In this country, this quality is most often found in simpler, more functional structures, like fruit stands, fishing boats, concrete yards, and steel mills:

...because the people who made them simply do not care what people think of them. I don't mean that they are defiant: people who defiantly don't care what people think of them, they still care at least enough to be defiant--and it is still a posture.

In The Nature of Order, a four-volume study, Alexander attempts to expand his ideas from the realm of architecture to cover beauty, art, science, and the rest of the universe, which might at first seem to be a bit of a stretch. But his explanation of the relationship between egolessness and beauty, comfort, and vitality suggests to me that he might be on to something. Dressing yourself, choosing your tools and shelter, and any number of other practical life decisions are an odd and ultimately shallow way to communicate with others, and decisions made in that way are far less likely to achieve their practical goals. Whatever can be said by dyeing your hair blue, smoking a cigar, or driving an SUV can't be very rich or interesting. Yet there's no practical reason for those decisions--they can't be understood as anything other than attempts at self-expression. It's when people seek to make a statement that their decisions are least likely to result in beauty, comfort, or vitality. Is there anything less attractive or more upsetting to your sense of peace than a woman trying to walk in stiletto heals?

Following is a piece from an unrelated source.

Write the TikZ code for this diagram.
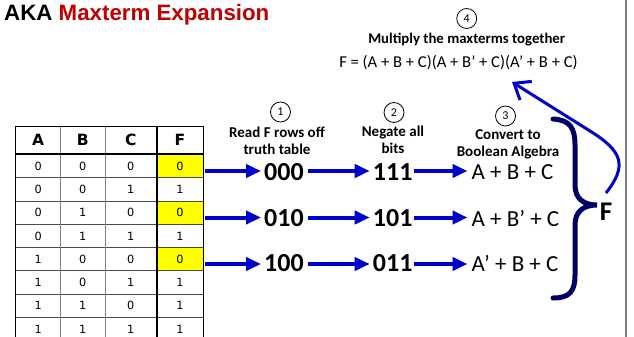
\documentclass[tikz,border=0pt]{standalone}
\usepackage{fontspec}
\setmainfont{Carlito}
\newfontfamily\titlefont{Liberation Sans}
\newfontfamily\tablefont{DejaVu Sans}
\usetikzlibrary{arrows.meta}
\definecolor{arrowblue}{RGB}{0,0,204}
\definecolor{bracenavy}{RGB}{0,0,100}
\definecolor{titlered}{RGB}{192,0,0}
\definecolor{hilite}{RGB}{255,255,0}
\begin{document}
\begin{tikzpicture}[x=1pt,y=-1pt,
  cell/.style={font=\tablefont\fontsize{11.3}{11.3}\selectfont},
  head/.style={font=\tablefont\bfseries\fontsize{15.5}{15.5}\selectfont},
  steplabel/.style={font=\bfseries\fontsize{15}{17}\selectfont,align=center},
  bits/.style={font=\bfseries\fontsize{26}{26}\selectfont,inner sep=0pt},
  expr/.style={font=\fontsize{23}{23}\selectfont,inner sep=0pt,anchor=west},
  num/.style={circle,draw,line width=0.8pt,minimum size=20pt,inner sep=0pt,font=\fontsize{12}{12}\selectfont},
  flow/.style={arrowblue,line width=4pt,-{Triangle[length=15pt,width=13pt]}}
]
\clip (0,0) rectangle (634,337);
\fill[white] (0,0) rectangle (634,337);
% right gray rule
\draw[gray,line width=2pt] (626,0) -- (626,337);
% title
\node[anchor=base west,inner sep=0pt,font=\titlefont\bfseries\fontsize{22.3}{22.3}\selectfont] (title) at (4,20.5) {AKA \textcolor{titlered}{Maxterm Expansion}};
% table
\foreach \r in {0,2,4} {
  \fill[hilite] (156.7,{154.3+23.3*\r}) rectangle (203.3,{154.3+23.3*(\r+1)});
}
\foreach \r in {1,...,8} {
  \draw[black!70,line width=0.8pt] (15.7,{154.3+23.3*\r}) -- (203.3,{154.3+23.3*\r});
}
\draw[gray,line width=0.9pt] (60.7,126) -- (60.7,345);
\draw[gray,line width=0.9pt] (105,126) -- (105,345);
\draw[black,line width=2pt] (156.7,126) -- (156.7,345);
\draw[black,line width=2pt] (15.7,154.3) -- (203.3,154.3);
\draw[black,line width=1pt] (15.7,345) -- (15.7,126) -- (203.3,126) -- (203.3,345);
\node[head] (hA) at (38.2,140) {A};
\node[head] (hB) at (82.8,140) {B};
\node[head] (hC) at (130.8,140) {C};
\node[head] (hF) at (180,140) {F};
\foreach \a/\b/\c/\f [count=\i from 0] in {0/0/0/0,0/0/1/1,0/1/0/0,0/1/1/1,1/0/0/0,1/0/1/1,1/1/0/1,1/1/1/1} {
  \node[cell] (a\i) at (38.2,{166+23.3*\i}) {\a};
  \node[cell] (b\i) at (82.8,{166+23.3*\i}) {\b};
  \node[cell] (c\i) at (130.8,{166+23.3*\i}) {\c};
  \node[cell] (f\i) at (180,{166+23.3*\i}) {\f};
}
% step headers
\node[num] (n1) at (280.5,112) {1};
\node[num] (n2) at (394,112.5) {2};
\node[num] (n3) at (505.5,116) {3};
\node[num] (n4) at (466.7,18.5) {4};
\node[steplabel] (s1) at (277,140.5) {Read F rows off\\truth table};
\node[steplabel] (s2) at (393,140) {Negate all\\bits};
\node[steplabel] (s3) at (508,144) {Convert to\\Boolean Algebra};
\node[font=\bfseries\fontsize{14.8}{14.8}\selectfont] (mult) at (466.7,40) {Multiply the maxterms together};
\node[font=\fontsize{16.6}{16.6}\selectfont] (eq) at (458.5,62.5) {F = (A + B + C)(A + B’ + C)(A’ + B + C)};
% rows
\coordinate (t0) at (205,171);
\coordinate (t1) at (205,217.5);
\coordinate (t2) at (205,264);
\node[bits] (r0) at (284,172) {000};
\node[bits] (r1) at (284,218) {010};
\node[bits] (r2) at (284,263.5) {100};
\node[bits] (g0) at (392.7,172) {111};
\node[bits] (g1) at (392.7,218) {101};
\node[bits] (g2) at (392.7,263.5) {011};
\node[expr] (e0) at (471.5,172) {A + B + C};
\node[expr] (e1) at (471.5,218) {A + B’ + C};
\node[expr] (e2) at (471.5,263.5) {A’ + B + C};
\foreach \i in {0,1,2} {
  \draw[flow] (t\i) -- ([xshift=-3pt]r\i.west |- t\i);
  \draw[flow] ([xshift=4pt]r\i.east |- t\i) -- ([xshift=-3pt]g\i.west |- t\i);
  \draw[flow] ([xshift=1pt]g\i.east |- t\i) -- ([xshift=-4pt]e\i.west |- t\i);
}
% brace
\draw[bracenavy,line width=5pt,line cap=round] (553,119) .. controls (570,120) and (575,128) .. (575,145) -- (575,185) .. controls (575,199) and (584,205) .. (597,205) .. controls (584,205) and (575,211) .. (575,225) -- (575,275) .. controls (575,291) and (570,298) .. (553,298);
\node[font=\bfseries\fontsize{27}{27}\selectfont] (bigF) at (606,212) {F};
% curved arrow
\coordinate (cstart) at (606,193);
\coordinate (cend) at (512,82);
\draw[arrowblue,line width=3pt,-{Straight Barb[length=14pt,width=22pt]}] (cstart) .. controls (628,165) and (622,151) .. (590,131) -- (cend);
\end{tikzpicture}
\end{document}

And just as I believe that Alexander is basically right about the inverse relationship between ego and his quality without a name, I believe he's right about the positive relationship between timelessness and that quality. In this post-modern era, it seems that everyone speaks of the fickleness of fashion with a knowing laugh. Jokes about the rise and fall of hemlines go back to at least the middle of the last century. But you can't walk on 42nd Street without seeing people who still dutifully follow every trend without a trace of irony: men posing with cigars, young adults covered with tribal-style tattoos, girls with their bellies rolling over low-cut pants--I see each of those every day on my walk to and from the subway. In some cases, your reaction might be that whatever style is on display is no longer in fashion (because once everyone's aware that something is in fashion, it no longer is). My reaction is one of pity. These poor souls will someday look back at pictures of themselves and be horrified that they didn't dress now the way they will then--a process that will repeat itself every five years or so without any dawning of the insight that they've been through this before. They work to always be doing something new without realizing that they're merely doing the same thing over and over again.